Does anyone know how I can pass the repo and owner name to get_file_contents() or a similar function I can use to achieve this?

Any help is appreciated.

Solution

  • You can reduce it from 3 API calls to just 2 by using get_repo() with the format 'owner_name/repo_name'

    from github import Github
gh = Github(access_token) # I supply an access token here.
repo = gh.get_repo(owner_name+'/'+repo_name) # This takes 1 API call

file = repo.get_file_contents(filename, ref=sha) # This takes 1 API call

    Just mentioning this here for future reference.
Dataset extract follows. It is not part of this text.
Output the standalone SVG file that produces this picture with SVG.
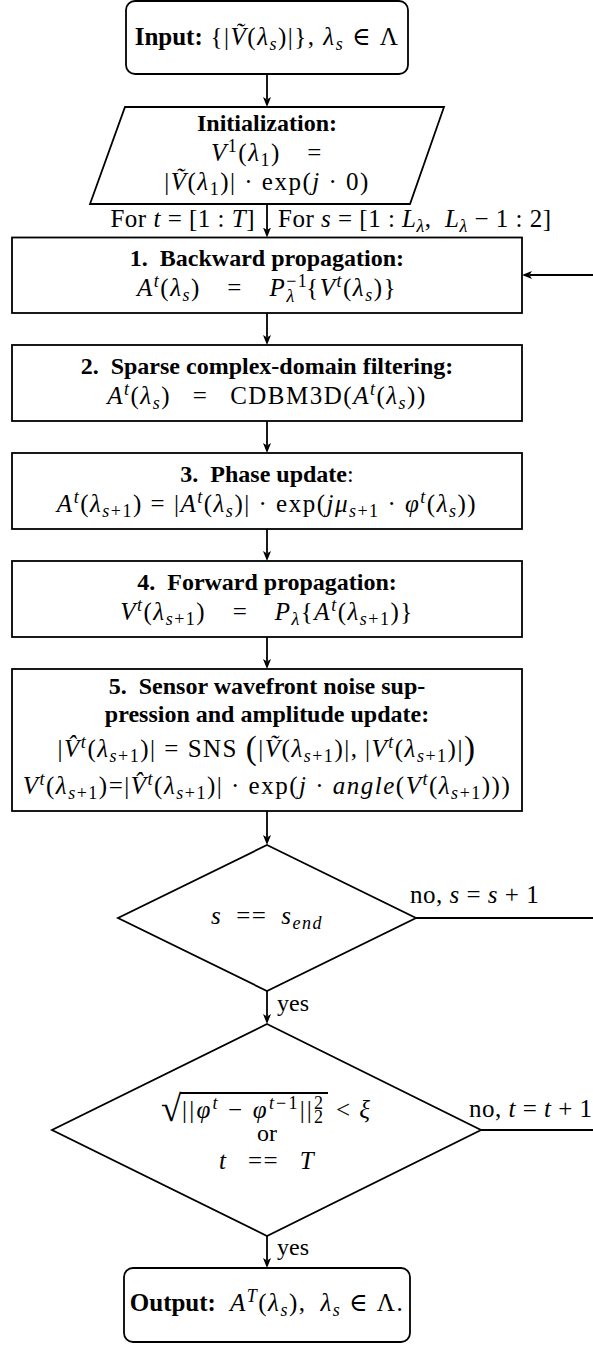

In actuality I ended up using the requests library and forming my own api calls.

    Like This:

    import requests
# Import python's base64 decoder
from base64 import b64decode as decode

def GET(owner_repo,filename,sha,access_token):
    # Supply Headers
    headers = {'content-type': 'application/json', 'Authorization':'token '+access_token}
    # This function is stable so long as the github API structure does not change. 
    # Also I am using the previously mentioned combo of owner/repo.
    url = 'https://api.github.com/repos/%s/contents/%s?ref=%s' % (owner_repo, filename, sha)
    # Let's stay within the API rate limits
    url_rate_limit = 'https://api.github.com/rate_limit'
    r = requests.get(url_rate_limit, headers=headers)
    rate_limit = int(r.json()['resources']['core']['remaining'])
    if(rate_limit > 0):
        # The actual request
        r = requests.get(url, headers=headers)
        # Note: you will need to handle the any error codes yourself. 
        # I am just safe checking for '200' OK
        if(r.status_code == 200):
            content = r.json()['content']
            # Decode base64 content
            decoded_content = decode(content)
            return decoded_content

    I license the above code under the MIT license.